Avery started experimenting with large-scale canvases in 1957. The increase in scale gave his simplified color masses overwhelming impact. This development, apparent in Black Sea, marked a new flowering in his artistic oeuvre.
Black Sea, a depiction of an ebbing wave at the Provincetown beach, represents one of Avery’s most abstract paintings. Over the years he had painted numerous scenes, many containing figures, of New England beaches; however, in the late 1950s, as seen in Black Sea, he began to reduce detail and emphasize formal aspects of his works.
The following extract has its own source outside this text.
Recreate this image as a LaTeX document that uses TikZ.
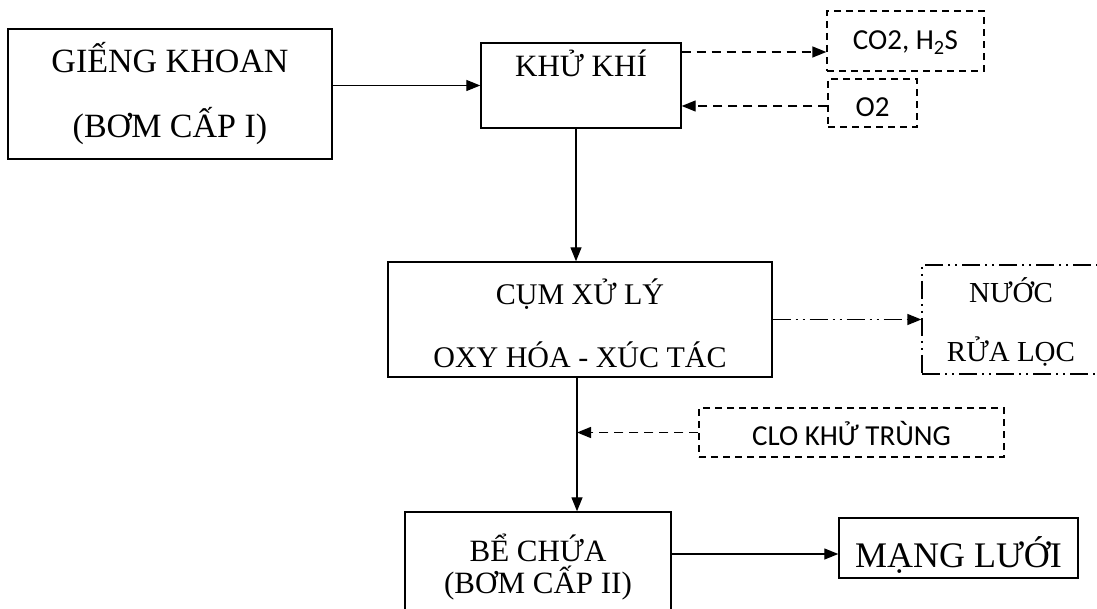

Through this process of simplification, elements became ambiguous, appearing on the one hand non-objective and on the other starkly representational. Black Sea lacks descriptive detail as Avery reduced the composition to three color areas corresponding to ocean, surf and sand. Extending past an expanse of golden sand, a ripple of surf leads the eye to a wedge of black, suggesting the boundless sea beyond. The bold contrast of the black wave with the huge expanse of flesh-colored sand creates one of Avery's most striking and monumental paintings.
An iconic image of surf, masterfully achieved, Black Sea captivated Duncan Phillips, who purchased it from the 1965 Avery retrospective organized by the Museum of Modern Art that was also presented at The Phillips Collection.